Items listed in a dataset

-- BEGIN --

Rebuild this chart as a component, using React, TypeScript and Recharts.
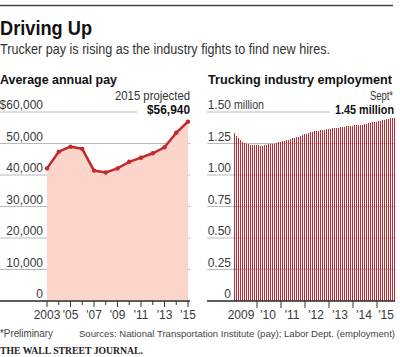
import React from 'react';
import { ComposedChart, Area, XAxis, YAxis, CartesianGrid, BarChart, Bar } from 'recharts';

// ---- Average annual pay ----
const payYears = [2003, 2004, 2005, 2006, 2007, 2008, 2009, 2010, 2011, 2012, 2013, 2014, 2015];
const payValues = [42100, 47400, 49000, 48300, 41400, 40800, 42100, 44200, 45500, 46900, 48800, 53400, 56940];
const payYTicks = [0, 10000, 20000, 30000, 40000, 50000, 60000];
const payYLabels = ['0', '10,000', '20,000', '30,000', '40,000', '50,000', '$60,000'];
const payXLabels = ['2003', '', "'05", '', "'07", '', "'09", '', "'11", '', "'13", '', "'15"];
const payNoteTop = '2015 projected';
const payNoteValue = '$56,940';

// ---- Trucking industry employment (millions, monthly) ----
const empYears = [2009, 2010, 2011, 2012, 2013, 2014, 2015];
const empMonthsPerYear = [12, 12, 12, 12, 12, 12, 9];
const empValues = [
  1.33, 1.31, 1.29, 1.275, 1.265, 1.255, 1.25, 1.245, 1.242, 1.24, 1.238, 1.237,
  1.235, 1.234, 1.233, 1.235, 1.24, 1.243, 1.245, 1.248, 1.25, 1.255, 1.258, 1.262,
  1.268, 1.272, 1.276, 1.28, 1.285, 1.29, 1.295, 1.3, 1.305, 1.31, 1.318, 1.322,
  1.328, 1.332, 1.338, 1.342, 1.348, 1.35, 1.353, 1.355, 1.357, 1.36, 1.362, 1.365,
  1.367, 1.37, 1.372, 1.374, 1.376, 1.378, 1.38, 1.382, 1.385, 1.387, 1.389, 1.391,
  1.393, 1.395, 1.397, 1.399, 1.4, 1.403, 1.406, 1.41, 1.413, 1.417, 1.42, 1.423,
  1.427, 1.431, 1.436, 1.44, 1.444, 1.448, 1.452, 1.451, 1.45,
];
const empYTicks = [0, 0.25, 0.5, 0.75, 1.0, 1.25, 1.5];
const empYLabels = ['0', '0.25', '0.50', '0.75', '1.00', '1.25', '1.50'];
const empYUnit = 'million';
const empYearLabels = ['2009', "'10", "'11", "'12", "'13", "'14", "'15"];
const empNoteTop = 'Sept*';
const empNoteValue = '1.45 million';

// ---- texts ----
const title = 'Driving Up';
const subtitle = 'Trucker pay is rising as the industry fights to find new hires.';
const leftHead = 'Average annual pay';
const rightHead = 'Trucking industry employment';
const footNote = '*Preliminary';
const sources = 'Sources: National Transportation Institute (pay); Labor Dept. (employment)';
const brand = 'THE WALL STREET JOURNAL.';

const payData = payYears.map((y, i) => ({ year: y, pay: payValues[i] }));
const empData: { m: string; v: number }[] = [];
{
  let k = 0;
  empYears.forEach((y, yi) => {
    for (let mo = 1; mo <= empMonthsPerYear[yi]; mo++) {
      empData.push({ m: `${y}-${String(mo).padStart(2, '0')}`, v: empValues[k++] });
    }
  });
}

const RED = '#c2282e';
const PINK = '#fbd4ca';
const GRID = '#b9b9b9';
const AXIS = '#333';
const TICKTXT = '#3a3a3a';
const FONT = "'Liberation Sans', Arial, sans-serif";
const NARROW = "'Liberation Sans Narrow', 'Liberation Sans', Arial, sans-serif";

const PayYTick = (props: any) => {
  const { y, payload } = props;
  const idx = payYTicks.indexOf(payload.value);
  return (
    <text x={43} y={y - 3} textAnchor="end" fontSize={12} fill={TICKTXT} fontFamily={FONT}>
      {payYLabels[idx]}
    </text>
  );
};

const PayXTick = (props: any) => {
  const { x, y, payload } = props;
  const idx = payYears.indexOf(payload.value);
  const lab = payXLabels[idx];
  return (
    <g>
      <line x1={x} x2={x} y1={y} y2={y + (lab ? 6 : 4)} stroke={AXIS} strokeWidth={1} />
      {lab ? (
        <text x={x} y={y + 17.5} textAnchor="middle" fontSize={12} fill={TICKTXT} fontFamily={FONT}>
          {lab}
        </text>
      ) : null}
    </g>
  );
};

const EmpYTick = (props: any) => {
  const { y, payload } = props;
  const idx = empYTicks.indexOf(payload.value);
  const top = idx === empYTicks.length - 1;
  return (
    <g>
      <text x={31} y={y - 3} textAnchor="end" fontSize={12} fill={TICKTXT} fontFamily={FONT}>
        {empYLabels[idx]}
      </text>
      {top ? (
        <text x={34} y={y - 3} fontSize={12} fill={TICKTXT} fontFamily={FONT} textLength={30} lengthAdjust="spacingAndGlyphs">
          {empYUnit}
        </text>
      ) : null}
    </g>
  );
};

const EmpXTick = (props: any) => {
  const { x, y, payload } = props;
  const [ys, ms] = String(payload.value).split('-');
  const yi = empYears.indexOf(Number(ys));
  const mi = Number(ms);
  const n = empMonthsPerYear[yi];
  const parts: React.ReactNode[] = [];
  if (mi === 1 && yi > 0) {
    parts.push(<line key="t" x1={x - 1} x2={x - 1} y1={y} y2={y + 7} stroke={AXIS} strokeWidth={1} />);
  }
  if (mi - 1 === Math.floor(n / 2)) {
    const lx = n % 2 === 0 ? x - (yi === 0 ? 5 : 2) : x;
    parts.push(
      <text key="l" x={lx} y={y + 17.5} textAnchor="middle" fontSize={12} fill={TICKTXT} fontFamily={FONT}>
        {empYearLabels[yi]}
      </text>
    );
  }
  return <g>{parts}</g>;
};

const makeGridLine = (topY: number, cutX: number) => (p: any) => {
  const isTop = Math.abs(p.y1 - topY) < 1;
  return (
    <line
      key={p.key}
      x1={p.x1}
      x2={isTop ? cutX : p.x2}
      y1={p.y1}
      y2={p.y2}
      stroke={GRID}
      strokeWidth={1}
    />
  );
};

export default function App() {
  return (
    <div style={{ position: 'absolute', left: 0, top: 0, width: 400, height: 357, background: '#fff', overflow: 'hidden' }}>
      <div style={{ position: 'absolute', left: 0, top: 0 }}>
        <ComposedChart width={200} height={357} data={payData} margin={{ top: 112, right: 10, bottom: 26, left: -1 }}>
          <CartesianGrid vertical={false} horizontal={makeGridLine(112, 137) as any} />
          <XAxis
            dataKey="year"
            type="number"
            domain={[2003, 2015]}
            ticks={payYears}
            interval={0}
            padding={{ left: 47, right: 2 }}
            height={30}
            tickSize={0}
            tickMargin={0}
            tickLine={false}
            axisLine={{ stroke: AXIS, strokeWidth: 1.3 }}
            tick={<PayXTick />}
          />
          <YAxis
            width={1}
            domain={[0, 60000]}
            ticks={payYTicks}
            interval={0}
            axisLine={false}
            tickLine={false}
            tick={<PayYTick />}
          />
          <Area
            type="linear"
            dataKey="pay"
            stroke={RED}
            strokeWidth={2.5}
            fill={PINK}
            fillOpacity={1}
            dot={{ r: 2.2, fill: RED, stroke: RED, strokeWidth: 0 }}
            activeDot={false}
            isAnimationActive={false}
          />
        </ComposedChart>
      </div>
      <div style={{ position: 'absolute', left: 200, top: 0 }}>
        <BarChart width={200} height={357} data={empData} margin={{ top: 112, right: 5, bottom: 26, left: 6 }} barCategoryGap={0}>
          <CartesianGrid vertical={false} horizontal={makeGridLine(112, 130) as any} />
          <XAxis
            dataKey="m"
            type="category"
            interval={0}
            padding={{ left: 26, right: 0 }}
            height={30}
            tickSize={0}
            tickMargin={0}
            tickLine={false}
            axisLine={{ stroke: AXIS, strokeWidth: 1.3 }}
            tick={<EmpXTick />}
          />
          <YAxis
            width={1}
            domain={[0, 1.5]}
            ticks={empYTicks}
            interval={0}
            axisLine={false}
            tickLine={false}
            tick={<EmpYTick />}
          />
          <Bar dataKey="v" fill={RED} barSize={1} shapeRendering="crispEdges" isAnimationActive={false} />
        </BarChart>
      </div>
      <svg width={400} height={357} style={{ position: 'absolute', left: 0, top: 0, pointerEvents: 'none' }}>
        <line x1={0} x2={393} y1={5.5} y2={5.5} stroke="#444" strokeWidth={1.5} />
        <text x={0} y={35} fontSize={21} fontWeight="bold" fill="#111" fontFamily={NARROW} textLength={92} lengthAdjust="spacingAndGlyphs">{title}</text>
        <text x={0} y={53.5} fontSize={14} fill="#333" fontFamily={NARROW} textLength={330} lengthAdjust="spacingAndGlyphs">{subtitle}</text>
        <text x={0} y={84} fontSize={13} fontWeight="bold" fill="#111" fontFamily={NARROW} textLength={117} lengthAdjust="spacingAndGlyphs">{leftHead}</text>
        <text x={208} y={84} fontSize={13} fontWeight="bold" fill="#111" fontFamily={NARROW} textLength={184} lengthAdjust="spacingAndGlyphs">{rightHead}</text>
        <text x={190} y={100} textAnchor="end" fontSize={12} fill="#333" fontFamily={NARROW} textLength={75} lengthAdjust="spacingAndGlyphs">{payNoteTop}</text>
        <text x={190} y={114} textAnchor="end" fontSize={12.5} fontWeight="bold" fill="#111" fontFamily={NARROW} textLength={43} lengthAdjust="spacingAndGlyphs">{payNoteValue}</text>
        <text x={393} y={100} textAnchor="end" fontSize={12} fill="#333" fontFamily={NARROW} textLength={23} lengthAdjust="spacingAndGlyphs">{empNoteTop}</text>
        <text x={394} y={114} textAnchor="end" fontSize={12} fontWeight="bold" fill="#111" fontFamily={NARROW} textLength={59} lengthAdjust="spacingAndGlyphs">{empNoteValue}</text>
        <text x={0} y={337} fontSize={10.5} fill="#444" fontFamily={NARROW} textLength={53} lengthAdjust="spacingAndGlyphs">{footNote}</text>
        <text x={395} y={337} textAnchor="end" fontSize={9.5} fill="#444" fontFamily={NARROW} textLength={316} lengthAdjust="spacingAndGlyphs">{sources}</text>
        <text x={0} y={354} fontSize={11} fontWeight="bold" fill="#222" fontFamily="'Liberation Serif', 'DejaVu Serif', serif" textLength={143} lengthAdjust="spacingAndGlyphs">{brand}</text>
      </svg>
    </div>
  );
}
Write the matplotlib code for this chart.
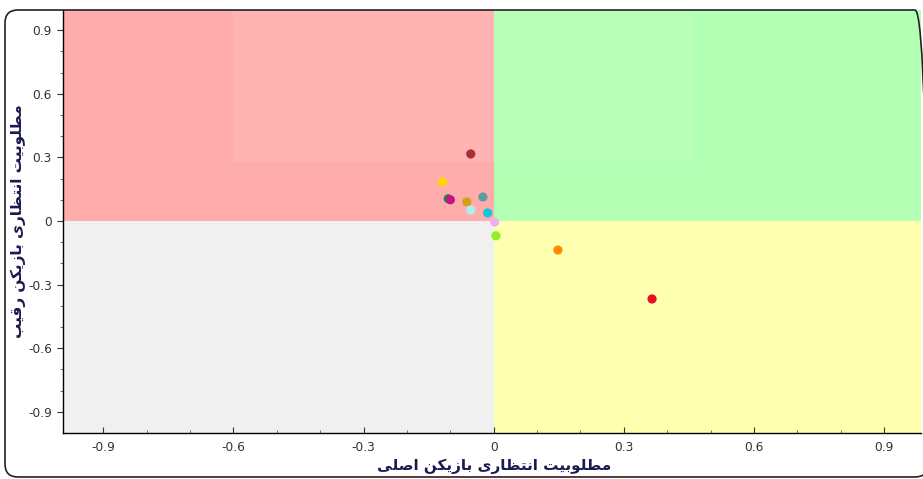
import matplotlib
matplotlib.use("Agg")
import matplotlib.pyplot as plt
from matplotlib.patches import Rectangle, FancyBboxPatch

# ---------------- data ----------------
x_label = "مطلوبیت انتظاری بازیکن اصلی"
y_label = "مطلوبیت انتظاری بازیکن رقیب"
tick_values = [-0.9, -0.6, -0.3, 0, 0.3, 0.6, 0.9]
tick_labels = ["-0.9", "-0.6", "-0.3", "0", "0.3", "0.6", "0.9"]
point_x = [-0.053, -0.118, -0.105, -0.10, -0.062, -0.025, -0.053, -0.014, 0.002, 0.005, 0.148, 0.365]
point_y = [0.316, 0.184, 0.105, 0.10, 0.09, 0.113, 0.052, 0.038, -0.005, -0.07, -0.137, -0.368]
point_colors = ["#A83030", "#FFD700", "#1E8C3A", "#C8108A", "#D4A017", "#5F9EA0",
                "#AFEEEE", "#10C8D8", "#F0B0F0", "#90F020", "#FF8C00", "#E81020"]

# ------------- simple Persian shaping (presentation forms + RTL order) -------------
FORMS = {
    "ا": ("\uFE8D", "\uFE8E", None, None),
    "ب": ("\uFE8F", "\uFE90", "\uFE91", "\uFE92"),
    "ت": ("\uFE95", "\uFE96", "\uFE97", "\uFE98"),
    "ر": ("\uFEAD", "\uFEAE", None, None),
    "ز": ("\uFEAF", "\uFEB0", None, None),
    "ص": ("\uFEB9", "\uFEBA", "\uFEBB", "\uFEBC"),
    "ط": ("\uFEC1", "\uFEC2", "\uFEC3", "\uFEC4"),
    "ظ": ("\uFEC5", "\uFEC6", "\uFEC7", "\uFEC8"),
    "ق": ("\uFED5", "\uFED6", "\uFED7", "\uFED8"),
    "ل": ("\uFEDD", "\uFEDE", "\uFEDF", "\uFEE0"),
    "م": ("\uFEE1", "\uFEE2", "\uFEE3", "\uFEE4"),
    "ن": ("\uFEE5", "\uFEE6", "\uFEE7", "\uFEE8"),
    "و": ("\uFEED", "\uFEEE", None, None),
    "ک": ("\uFB8E", "\uFB8F", "\uFB90", "\uFB91"),
    "ی": ("\uFBFC", "\uFBFD", "\uFBFE", "\uFBFF"),
}


def shape(text):
    out = []
    n = len(text)
    for i, ch in enumerate(text):
        if ch not in FORMS:
            out.append(ch)
            continue
        iso, fin, ini, med = FORMS[ch]
        prev = text[i - 1] if i > 0 else None
        nxt = text[i + 1] if i < n - 1 else None
        jp = prev in FORMS and FORMS[prev][2] is not None
        jn = ini is not None and nxt in FORMS
        if jp and jn:
            out.append(med)
        elif jp:
            out.append(fin)
        elif jn:
            out.append(ini)
        else:
            out.append(iso)
    return "".join(out)[::-1]


# ---------------- figure ----------------
W, H = 923, 479
fig = plt.figure(figsize=(W / 100, H / 100), dpi=100)
fig.patch.set_facecolor("white")

ax_l, ax_r, ax_t, ax_b = 63, 921, 10, 433
ax = fig.add_axes([ax_l / W, 1 - ax_b / H, (ax_r - ax_l) / W, (ax_b - ax_t) / H])
xmin, xmax, ymin, ymax = -0.993, 0.985, -1.0, 0.995
ax.set_xlim(xmin, xmax)
ax.set_ylim(ymin, ymax)

# quadrant backgrounds
ax.add_patch(Rectangle((xmin, 0), 0 - xmin, ymax, color="#FFACAC", zorder=0, lw=0))
ax.add_patch(Rectangle((0, 0), xmax, ymax, color="#B3FFB3", zorder=0, lw=0))
ax.add_patch(Rectangle((xmin, ymin), 0 - xmin, -ymin, color="#F0F0F0", zorder=0, lw=0))
ax.add_patch(Rectangle((0, ymin), xmax, -ymin, color="#FFFFB0", zorder=0, lw=0))
# faint light band (scan watermark area)
ax.add_patch(Rectangle((-0.6, 0.28), 1.06, ymax - 0.28, color="white",
                       alpha=0.09, zorder=0.5, lw=0))

ax.scatter(point_x, point_y, c=point_colors, s=44, zorder=3, linewidths=0)

for s in ["top", "right"]:
    ax.spines[s].set_visible(False)
for s in ["left", "bottom"]:
    ax.spines[s].set_color("black")
    ax.spines[s].set_linewidth(1.0)

ax.set_xticks(tick_values)
ax.set_xticklabels(tick_labels)
ax.set_yticks(tick_values)
ax.set_yticklabels(tick_labels)
minor = [round(-0.9 + 0.1 * i, 1) for i in range(19)]
ax.set_xticks(minor, minor=True)
ax.set_yticks(minor, minor=True)
ax.tick_params(axis="both", which="major", labelsize=8.8, colors="#333333", length=4)
ax.tick_params(axis="both", which="minor", length=2, colors="#555555")
ax.tick_params(axis="x", which="both", direction="in", pad=6)
ax.tick_params(axis="y", which="both", direction="out", pad=4)

fig.text(494 / W, 1 - 466 / H, shape(x_label), ha="center", va="center",
         fontsize=11, fontweight="bold", color="#1A1A50", family="DejaVu Sans")
fig.text(18 / W, 1 - 221 / H, shape(y_label), ha="center", va="center", rotation=90,
         fontsize=11, fontweight="bold", color="#1A1A50", family="DejaVu Sans")

# rounded outer frame, drawn in inch coordinates (1 inch = 100 px)
frame = FancyBboxPatch((5 / 100, (H - 477) / 100), (928 - 5) / 100, (477 - 10) / 100,
                       boxstyle="round,pad=0,rounding_size=0.13",
                       transform=fig.dpi_scale_trans, fill=False, ec="#222222", lw=1.2,
                       zorder=10)
fig.patches.append(frame)

fig.savefig("out.png", dpi=100)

-- END --

**Goal**
Your task is to repeat the opening line of the entries above and each line after it, ending with the line that has "CartesianGrid, BarChart, Bar". Do not include the pictures.

**Response to this task**
Rebuild this chart as a component, using React, TypeScript and Recharts.
import React from 'react';
import { ComposedChart, Area, XAxis, YAxis, CartesianGrid, BarChart, Bar } from 'recharts';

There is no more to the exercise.